I walk the circle, telling everyone that this is a time to enjoy themselves. I open my arms wide and ask them what my gesture looks like. One woman says it seems like I’m holding a big beach ball. (She’s right!) “Yes, it could be a beach ball!” I say, “but it’s a hug.” I am borrowing this opening from one of the experts I consulted, and I’m afraid it sounds fake… but I continue. “I’m just feeling like giving everyone a hug right now.”
A few people smile faintly.
We start with a song I assume everyone knows–“You Are My Sunshine.” When you can’t rely on your students having memory to pick up steps, you can’t teach choreography. So it is helpful to have evocative words that spark the imagination. This song is useful because it has “sunshine,” “you,” “make me happy,” “skies are gray,” “how much I love you.” I mime the shape of these phrases and try to make eye contact with as many of my group as possible. By the end of the song, at least half are making gestures like the circle of the sun and the hugging of “how much I love you.”
There are also those who sit stolidly, hardly moving, staring at me or deliberately away from me, like Edith. Each time I approach her—with a tambourine or a scarf or a pinwheel, she firmly rejects it.
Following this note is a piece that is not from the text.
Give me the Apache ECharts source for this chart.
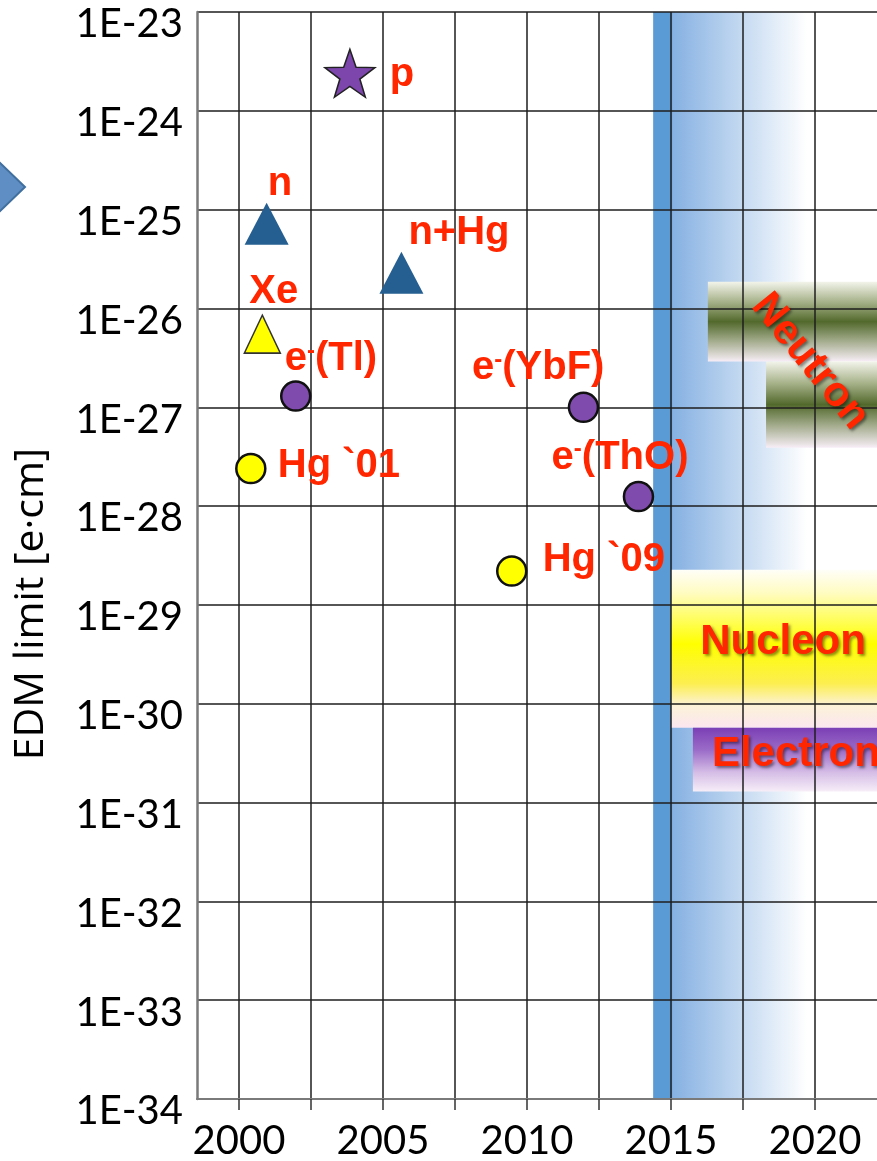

She and the woman who brought her in are like the cool girls, gossiping together through class, making remarks like, “This is silly. This is ridiculous.” Luckily, no one else seems to be listening to them and eventually, they get up and leave.
But I have some real successes. I put on “Lara’s Waltz” from Dr. Zhivago and seem them respond. I start to tell a story of a romantic ballroom on a dark night, everyone wearing ball-gowns and tuxedos. These people are of an age to have worn such things at dances! I get up from my seat and sway, waltzing to the music. Now lots of people are swaying, so I dance up to them in turn and say, “Roy, will you waltz with me?” taking his hand, or “Beautiful waltz, Ruth,” taking hers. She beams and says, “YOU are beautiful.” Suddenly the job is easier.
Until the next piece I try, where I ask people to sing along to a simple melody and alternately lift and lower their arms. Now there are some people asleep, others chatting to themselves or others, and a shift change where aides walk through the room on their way to pick up clients for the next activity. The clock says 2:57 and I am drenched with sweat. I stop trying so hard and ask them to breathe and just enjoy the day.
The class, thankfully, is over.
Next time would be easier. I wouldn’t even try to work with the whole group at once, but would move around the circle slowly, one-on-one, as the music played. I realized there was no way that one person, even someone much more experienced with this population than I was, could keep these twenty people doing the same thing at the same time. I also felt that there were a few residents I could turn into my helpers—they could hand out props to the others, giving me more space to relate directly to each of them.
My students always train me. My work is not the hardest thing. The hardest thing is having dementia. Research, prevention, awareness, and more of the same is needed urgently as we all age. And fingers crossed and double crossed that we and our loved ones are spared.
We’re all just dancing in the dark here.